◆ **Dataset excerpt**:
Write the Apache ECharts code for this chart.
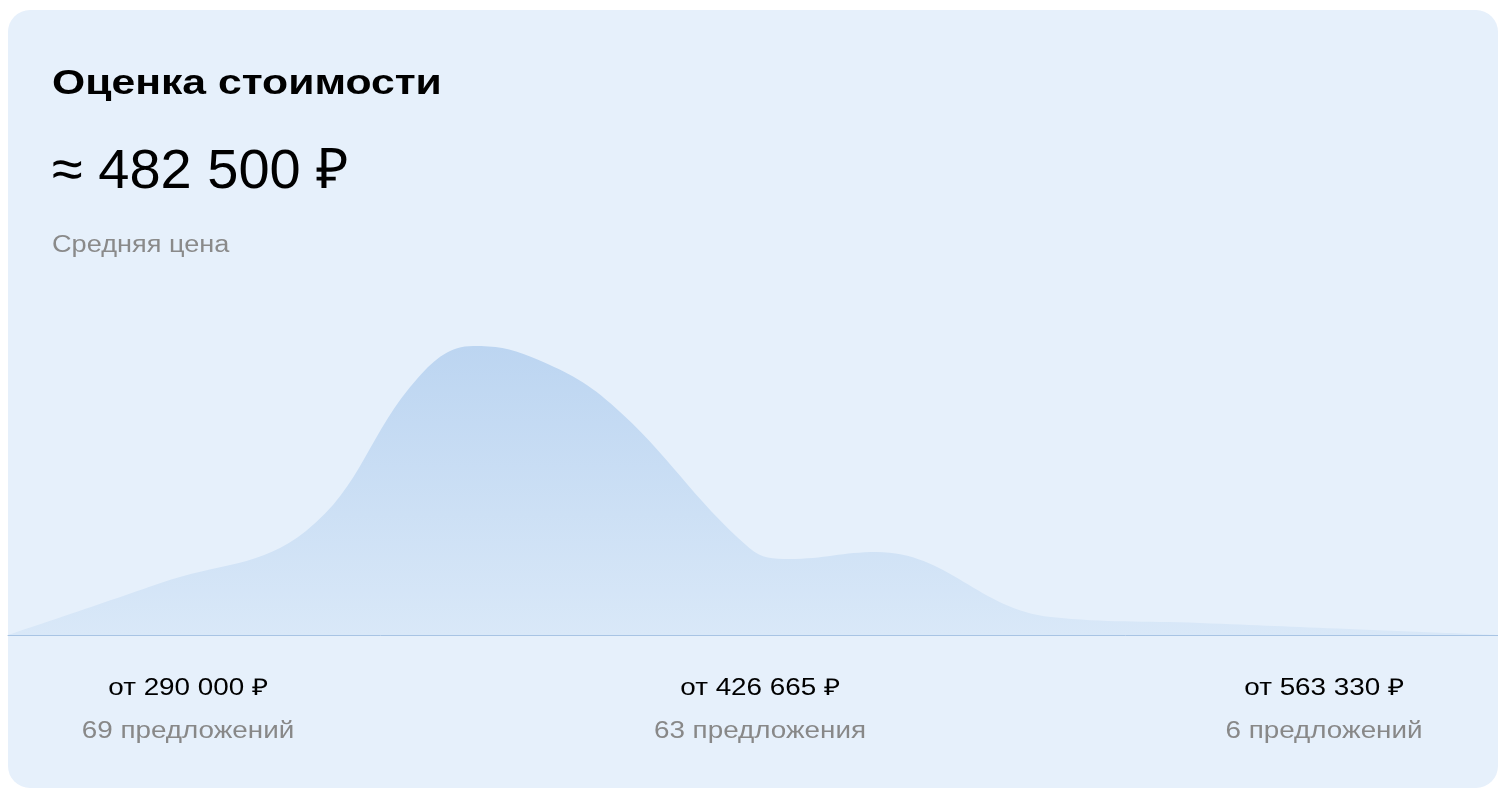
<!DOCTYPE html>
<html>
<head>
<meta charset="utf-8">
<script src="https://cdn.jsdelivr.net/npm/echarts@6/dist/echarts.min.js"></script>
<style>
html,body{margin:0;padding:0;background:#ffffff;}
#chart{width:1498px;height:789px;}
</style>
</head>
<body>
<div id="chart"></div>
<script>
// Data
const titleText = 'Оценка стоимости';
const avgPriceText = '≈ 482 500 ₽';
const avgLabel = 'Средняя цена';
const prices  = [290000, 332000, 372000, 403000, 418000, 434000, 456000, 494000, 505000, 529000, 577000, 618000, 659000, 700000];
const density = [0,      52,     104,    258,    289,    278,    231,    87,     76,     83,     18,     12,     6,      0];
const priceMin = 290000;
const priceMax = 700000;
const rangeLabels = ['от 290 000 ₽', 'от 426 665 ₽', 'от 563 330 ₽'];
const countLabels = ['69 предложений', '63 предложения', '6 предложений'];

const FONT = '"Liberation Sans", Arial, Helvetica, sans-serif';
const chart = echarts.init(document.getElementById('chart'), null, {renderer: 'canvas'});

const labelX = [188, 760, 1324];
const graphics = [
  {type: 'rect', z: -10, shape: {x: 8, y: 10, width: 1490, height: 778, r: 22}, style: {fill: '#e6f0fb'}},
  {type: 'text', x: 52, y: 84, scaleX: 1.22, style: {text: titleText, font: 'bold 35px ' + FONT, fill: '#000000', verticalAlign: 'middle'}},
  {type: 'text', x: 52, y: 173, style: {text: avgPriceText, font: '56px ' + FONT, fill: '#000000', verticalAlign: 'middle'}},
  {type: 'text', x: 52, y: 246, scaleX: 1.18, style: {text: avgLabel, font: '23px ' + FONT, fill: '#8a8a8a', verticalAlign: 'middle'}}
];
rangeLabels.forEach((t, i) => {
  graphics.push({type: 'text', x: labelX[i], y: 689, scaleX: 1.21, style: {text: t, font: '23px ' + FONT, fill: '#000000', align: 'center', verticalAlign: 'middle'}});
  graphics.push({type: 'text', x: labelX[i], y: 732, scaleX: 1.21, style: {text: countLabels[i], font: '23px ' + FONT, fill: '#888888', align: 'center', verticalAlign: 'middle'}});
});

chart.setOption({
  animation: false,
  backgroundColor: 'transparent',
  graphic: graphics,
  grid: {left: 8, right: 0, top: 335, bottom: 154, containLabel: false},
  xAxis: {
    type: 'value', min: priceMin, max: priceMax,
    axisLine: {show: true, onZero: false, lineStyle: {color: '#a8c4e4', width: 1}},
    axisTick: {show: false}, axisLabel: {show: false}, splitLine: {show: false}
  },
  yAxis: {type: 'value', min: 0, max: 300, show: false, splitLine: {show: false}},
  series: [{
    type: 'line', data: prices.map((p, i) => [p, density[i]]), smooth: 0.4, symbol: 'none',
    lineStyle: {width: 0, color: 'transparent'},
    areaStyle: {
      opacity: 1,
      color: new echarts.graphic.LinearGradient(0, 0, 0, 1, [
        {offset: 0, color: '#bcd5f1'},
        {offset: 1, color: '#d9e8f8'}
      ])
    }
  }]
});
</script>
</body>
</html>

◆ **Direction**:
Transcribe the full listing above exactly, with the images removed.

◆ **Final result**:
Write the Apache ECharts code for this chart.
<!DOCTYPE html>
<html>
<head>
<meta charset="utf-8">
<script src="https://cdn.jsdelivr.net/npm/echarts@6/dist/echarts.min.js"></script>
<style>
html,body{margin:0;padding:0;background:#ffffff;}
#chart{width:1498px;height:789px;}
</style>
</head>
<body>
<div id="chart"></div>
<script>
// Data
const titleText = 'Оценка стоимости';
const avgPriceText = '≈ 482 500 ₽';
const avgLabel = 'Средняя цена';
const prices  = [290000, 332000, 372000, 403000, 418000, 434000, 456000, 494000, 505000, 529000, 577000, 618000, 659000, 700000];
const density = [0,      52,     104,    258,    289,    278,    231,    87,     76,     83,     18,     12,     6,      0];
const priceMin = 290000;
const priceMax = 700000;
const rangeLabels = ['от 290 000 ₽', 'от 426 665 ₽', 'от 563 330 ₽'];
const countLabels = ['69 предложений', '63 предложения', '6 предложений'];

const FONT = '"Liberation Sans", Arial, Helvetica, sans-serif';
const chart = echarts.init(document.getElementById('chart'), null, {renderer: 'canvas'});

const labelX = [188, 760, 1324];
const graphics = [
  {type: 'rect', z: -10, shape: {x: 8, y: 10, width: 1490, height: 778, r: 22}, style: {fill: '#e6f0fb'}},
  {type: 'text', x: 52, y: 84, scaleX: 1.22, style: {text: titleText, font: 'bold 35px ' + FONT, fill: '#000000', verticalAlign: 'middle'}},
  {type: 'text', x: 52, y: 173, style: {text: avgPriceText, font: '56px ' + FONT, fill: '#000000', verticalAlign: 'middle'}},
  {type: 'text', x: 52, y: 246, scaleX: 1.18, style: {text: avgLabel, font: '23px ' + FONT, fill: '#8a8a8a', verticalAlign: 'middle'}}
];
rangeLabels.forEach((t, i) => {
  graphics.push({type: 'text', x: labelX[i], y: 689, scaleX: 1.21, style: {text: t, font: '23px ' + FONT, fill: '#000000', align: 'center', verticalAlign: 'middle'}});
  graphics.push({type: 'text', x: labelX[i], y: 732, scaleX: 1.21, style: {text: countLabels[i], font: '23px ' + FONT, fill: '#888888', align: 'center', verticalAlign: 'middle'}});
});

chart.setOption({
  animation: false,
  backgroundColor: 'transparent',
  graphic: graphics,
  grid: {left: 8, right: 0, top: 335, bottom: 154, containLabel: false},
  xAxis: {
    type: 'value', min: priceMin, max: priceMax,
    axisLine: {show: true, onZero: false, lineStyle: {color: '#a8c4e4', width: 1}},
    axisTick: {show: false}, axisLabel: {show: false}, splitLine: {show: false}
  },
  yAxis: {type: 'value', min: 0, max: 300, show: false, splitLine: {show: false}},
  series: [{
    type: 'line', data: prices.map((p, i) => [p, density[i]]), smooth: 0.4, symbol: 'none',
    lineStyle: {width: 0, color: 'transparent'},
    areaStyle: {
      opacity: 1,
      color: new echarts.graphic.LinearGradient(0, 0, 0, 1, [
        {offset: 0, color: '#bcd5f1'},
        {offset: 1, color: '#d9e8f8'}
      ])
    }
  }]
});
</script>
</body>
</html>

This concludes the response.